Fast-food chains are facing the ­prospect of chip bag shortages ahead of the busy half-term break.

Burger King is understood to be grappling with a shortage of fry bags in the latest sign of supply chain woes. Until recently, the chain had been experiencing shortages of plastic cup lids.

Burger King is working on various measures to ensure the latest supply shortage does not hit orders, sources said, including swapping in unbranded fry bags and using different-sized bags.

Earlier this year McDonald’s ran out of milkshakes and bottled drinks at some of its restaurants. It said at the time that a “nationwide shortage of HGV drivers” was partly to blame.

Half-term is traditionally a busy period for fast-food companies as families visit drive-throughs on long journeys and footfall in city centre sites is boosted by higher lunchtime trade.
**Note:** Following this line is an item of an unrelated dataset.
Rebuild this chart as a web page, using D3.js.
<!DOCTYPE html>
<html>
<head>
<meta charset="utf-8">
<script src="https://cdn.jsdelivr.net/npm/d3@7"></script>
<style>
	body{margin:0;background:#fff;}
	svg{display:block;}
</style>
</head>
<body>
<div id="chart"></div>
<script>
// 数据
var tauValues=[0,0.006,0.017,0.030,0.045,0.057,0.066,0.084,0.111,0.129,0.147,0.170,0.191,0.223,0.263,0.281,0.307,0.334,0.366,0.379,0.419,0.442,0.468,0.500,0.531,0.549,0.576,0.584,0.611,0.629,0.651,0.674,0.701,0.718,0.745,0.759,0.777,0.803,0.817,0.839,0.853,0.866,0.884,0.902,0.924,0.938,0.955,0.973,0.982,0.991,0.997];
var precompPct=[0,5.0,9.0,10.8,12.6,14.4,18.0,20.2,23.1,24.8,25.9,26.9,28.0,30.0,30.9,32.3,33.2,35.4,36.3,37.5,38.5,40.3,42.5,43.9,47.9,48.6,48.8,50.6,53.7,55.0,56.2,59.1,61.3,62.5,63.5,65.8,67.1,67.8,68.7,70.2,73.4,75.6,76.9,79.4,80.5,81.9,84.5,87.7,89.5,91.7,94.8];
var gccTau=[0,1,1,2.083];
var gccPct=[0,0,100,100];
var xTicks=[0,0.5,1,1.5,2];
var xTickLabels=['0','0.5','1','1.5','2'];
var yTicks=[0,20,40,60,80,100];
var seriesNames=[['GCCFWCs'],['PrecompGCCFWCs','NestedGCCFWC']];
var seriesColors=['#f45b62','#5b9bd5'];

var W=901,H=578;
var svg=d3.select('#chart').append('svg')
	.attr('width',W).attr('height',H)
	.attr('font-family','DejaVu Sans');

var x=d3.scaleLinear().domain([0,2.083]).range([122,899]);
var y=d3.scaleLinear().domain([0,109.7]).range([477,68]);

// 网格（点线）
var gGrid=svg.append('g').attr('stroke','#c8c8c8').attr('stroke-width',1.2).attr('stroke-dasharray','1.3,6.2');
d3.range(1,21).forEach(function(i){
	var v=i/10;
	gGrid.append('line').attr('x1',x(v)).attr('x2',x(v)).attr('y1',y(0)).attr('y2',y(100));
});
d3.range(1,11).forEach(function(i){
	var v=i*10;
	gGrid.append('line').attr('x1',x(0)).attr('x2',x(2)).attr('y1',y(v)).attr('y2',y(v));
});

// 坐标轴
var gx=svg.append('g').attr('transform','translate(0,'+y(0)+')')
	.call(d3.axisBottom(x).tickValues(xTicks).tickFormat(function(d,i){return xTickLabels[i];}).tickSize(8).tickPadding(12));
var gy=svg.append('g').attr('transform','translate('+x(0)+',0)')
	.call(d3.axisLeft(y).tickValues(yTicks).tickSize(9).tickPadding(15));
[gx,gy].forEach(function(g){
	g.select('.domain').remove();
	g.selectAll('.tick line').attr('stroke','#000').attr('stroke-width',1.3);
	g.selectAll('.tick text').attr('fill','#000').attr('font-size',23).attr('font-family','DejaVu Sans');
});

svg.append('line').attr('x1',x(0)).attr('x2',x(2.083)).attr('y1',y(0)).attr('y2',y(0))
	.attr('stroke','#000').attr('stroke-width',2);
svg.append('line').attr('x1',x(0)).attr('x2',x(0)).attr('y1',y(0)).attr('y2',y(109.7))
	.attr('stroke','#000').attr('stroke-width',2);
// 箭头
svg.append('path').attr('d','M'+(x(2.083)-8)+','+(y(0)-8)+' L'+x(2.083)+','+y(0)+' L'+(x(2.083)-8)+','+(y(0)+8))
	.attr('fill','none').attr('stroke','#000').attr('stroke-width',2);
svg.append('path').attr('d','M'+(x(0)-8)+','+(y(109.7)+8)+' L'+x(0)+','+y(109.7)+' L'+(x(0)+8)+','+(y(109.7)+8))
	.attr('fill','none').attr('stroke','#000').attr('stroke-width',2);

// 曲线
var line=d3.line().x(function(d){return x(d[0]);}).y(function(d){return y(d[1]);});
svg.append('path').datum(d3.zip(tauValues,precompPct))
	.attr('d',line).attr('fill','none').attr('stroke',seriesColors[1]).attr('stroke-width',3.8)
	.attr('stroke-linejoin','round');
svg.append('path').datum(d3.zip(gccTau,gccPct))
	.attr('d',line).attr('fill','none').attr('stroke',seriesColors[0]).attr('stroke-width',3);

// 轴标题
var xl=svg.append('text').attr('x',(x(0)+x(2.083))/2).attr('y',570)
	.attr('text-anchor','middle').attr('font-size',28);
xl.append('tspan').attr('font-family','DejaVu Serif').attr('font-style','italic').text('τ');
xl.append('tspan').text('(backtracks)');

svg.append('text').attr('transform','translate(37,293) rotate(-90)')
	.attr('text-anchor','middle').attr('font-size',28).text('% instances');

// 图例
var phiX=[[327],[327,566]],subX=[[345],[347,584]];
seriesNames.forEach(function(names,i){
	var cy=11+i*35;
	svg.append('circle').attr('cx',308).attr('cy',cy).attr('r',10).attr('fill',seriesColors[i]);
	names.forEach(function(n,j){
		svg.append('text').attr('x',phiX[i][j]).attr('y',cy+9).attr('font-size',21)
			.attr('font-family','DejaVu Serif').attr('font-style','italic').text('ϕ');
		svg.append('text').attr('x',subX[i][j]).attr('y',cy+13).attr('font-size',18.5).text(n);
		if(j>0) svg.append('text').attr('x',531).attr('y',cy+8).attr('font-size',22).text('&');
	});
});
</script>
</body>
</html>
Burger King did not respond to requests for comment.

Trouble sourcing packaging is something that has rippled across the UK, with industry group UKHospitality ­saying last week that higher energy prices meant boxes and wrap were becoming harder to source. Factories are having to rein in production to cope with the high costs.
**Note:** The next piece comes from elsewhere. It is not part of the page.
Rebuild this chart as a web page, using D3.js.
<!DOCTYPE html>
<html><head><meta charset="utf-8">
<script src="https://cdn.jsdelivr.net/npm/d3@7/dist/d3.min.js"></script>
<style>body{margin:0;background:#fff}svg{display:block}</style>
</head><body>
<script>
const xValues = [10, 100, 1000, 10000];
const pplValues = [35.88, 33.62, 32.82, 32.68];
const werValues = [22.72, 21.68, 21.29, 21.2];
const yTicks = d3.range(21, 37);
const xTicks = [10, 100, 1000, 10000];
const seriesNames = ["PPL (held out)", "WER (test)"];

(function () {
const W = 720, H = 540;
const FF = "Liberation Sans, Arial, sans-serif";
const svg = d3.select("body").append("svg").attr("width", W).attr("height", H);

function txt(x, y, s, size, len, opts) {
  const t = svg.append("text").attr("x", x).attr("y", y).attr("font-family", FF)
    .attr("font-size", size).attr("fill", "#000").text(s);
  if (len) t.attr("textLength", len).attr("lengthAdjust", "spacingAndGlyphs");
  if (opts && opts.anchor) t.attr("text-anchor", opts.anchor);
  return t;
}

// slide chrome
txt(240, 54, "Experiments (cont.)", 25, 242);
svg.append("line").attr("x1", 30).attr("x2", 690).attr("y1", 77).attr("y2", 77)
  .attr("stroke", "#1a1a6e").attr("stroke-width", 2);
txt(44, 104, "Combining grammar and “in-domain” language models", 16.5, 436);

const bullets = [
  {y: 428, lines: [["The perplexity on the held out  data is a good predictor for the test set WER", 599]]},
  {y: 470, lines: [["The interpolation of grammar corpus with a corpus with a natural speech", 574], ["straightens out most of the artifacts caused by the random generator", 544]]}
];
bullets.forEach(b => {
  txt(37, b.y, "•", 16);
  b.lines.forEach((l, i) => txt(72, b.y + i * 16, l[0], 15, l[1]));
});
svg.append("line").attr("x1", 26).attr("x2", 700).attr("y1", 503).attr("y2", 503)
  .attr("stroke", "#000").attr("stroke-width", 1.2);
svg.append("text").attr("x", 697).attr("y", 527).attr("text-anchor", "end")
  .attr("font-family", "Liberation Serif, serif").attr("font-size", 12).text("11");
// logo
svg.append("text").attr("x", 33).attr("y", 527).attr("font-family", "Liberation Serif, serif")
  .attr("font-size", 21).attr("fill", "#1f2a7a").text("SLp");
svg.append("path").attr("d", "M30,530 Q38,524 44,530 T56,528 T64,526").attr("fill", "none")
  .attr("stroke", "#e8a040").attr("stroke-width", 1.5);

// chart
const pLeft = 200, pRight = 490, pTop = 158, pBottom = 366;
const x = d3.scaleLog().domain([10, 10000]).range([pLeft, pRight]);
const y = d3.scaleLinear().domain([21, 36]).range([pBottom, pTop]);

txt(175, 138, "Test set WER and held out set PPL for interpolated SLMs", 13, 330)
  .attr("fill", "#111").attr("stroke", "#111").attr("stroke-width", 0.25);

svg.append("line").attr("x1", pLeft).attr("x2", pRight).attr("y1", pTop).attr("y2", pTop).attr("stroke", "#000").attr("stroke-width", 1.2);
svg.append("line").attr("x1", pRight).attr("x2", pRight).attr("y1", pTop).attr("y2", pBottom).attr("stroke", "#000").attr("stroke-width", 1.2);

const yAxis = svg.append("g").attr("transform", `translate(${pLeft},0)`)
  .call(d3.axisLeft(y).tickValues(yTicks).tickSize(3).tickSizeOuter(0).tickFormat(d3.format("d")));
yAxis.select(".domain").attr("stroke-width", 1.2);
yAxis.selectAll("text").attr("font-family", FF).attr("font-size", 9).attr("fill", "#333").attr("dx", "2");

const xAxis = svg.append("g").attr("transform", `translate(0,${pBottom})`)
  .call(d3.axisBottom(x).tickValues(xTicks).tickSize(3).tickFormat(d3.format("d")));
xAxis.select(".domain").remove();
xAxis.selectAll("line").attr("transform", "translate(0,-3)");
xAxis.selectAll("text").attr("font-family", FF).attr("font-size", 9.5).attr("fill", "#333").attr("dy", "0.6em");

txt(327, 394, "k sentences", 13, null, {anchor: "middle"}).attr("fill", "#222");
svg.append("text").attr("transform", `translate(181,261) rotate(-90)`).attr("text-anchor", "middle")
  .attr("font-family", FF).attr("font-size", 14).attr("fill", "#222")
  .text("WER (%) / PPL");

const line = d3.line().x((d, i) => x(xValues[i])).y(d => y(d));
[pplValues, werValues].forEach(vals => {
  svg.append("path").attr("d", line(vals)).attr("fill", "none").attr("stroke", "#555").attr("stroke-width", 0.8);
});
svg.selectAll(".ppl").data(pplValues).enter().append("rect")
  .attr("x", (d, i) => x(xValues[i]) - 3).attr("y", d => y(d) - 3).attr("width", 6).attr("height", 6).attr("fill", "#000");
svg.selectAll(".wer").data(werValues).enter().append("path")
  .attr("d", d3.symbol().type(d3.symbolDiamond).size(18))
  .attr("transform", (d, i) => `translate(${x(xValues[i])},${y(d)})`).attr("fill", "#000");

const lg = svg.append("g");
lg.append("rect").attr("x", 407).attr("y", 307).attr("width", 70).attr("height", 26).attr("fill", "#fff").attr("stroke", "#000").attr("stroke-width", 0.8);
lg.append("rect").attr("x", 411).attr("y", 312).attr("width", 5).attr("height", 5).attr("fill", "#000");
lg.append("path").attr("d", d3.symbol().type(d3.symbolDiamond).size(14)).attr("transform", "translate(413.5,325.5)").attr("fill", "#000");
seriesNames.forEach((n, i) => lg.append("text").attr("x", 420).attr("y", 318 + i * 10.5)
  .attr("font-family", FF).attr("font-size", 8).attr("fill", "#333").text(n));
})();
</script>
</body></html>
Kate Nicholls, chief executive of UKHospitality, said: “That means food supply grinds to a halt rapidly if we ­cannot pack and protect food.”

Paper is among the most used materials in packaging, and has been one of the industries hardest hit by high energy prices, brought about by spiralling wholesale gas prices. While Ofgem sets price caps for energy for consumers, there is no such cap for industries.

Last week, paper bosses warned ­factories could have to close if energy prices continued to rise. Britain’s biggest producer of newsprint Palm Paper, meanwhile, was reportedly looking at cutting its production this year, with Bloomberg saying the group had not sufficiently hedged its gas purchases.

Kwasi Kwarteng, the Business Secretary, has put forward proposals to the Treasury to provide temporary subsidies for paper companies, as well as for steel, glass and ceramic firms.

Factories have been struggling with a tight labour market, competing for workers against retailers and restaurants, which are also recruiting.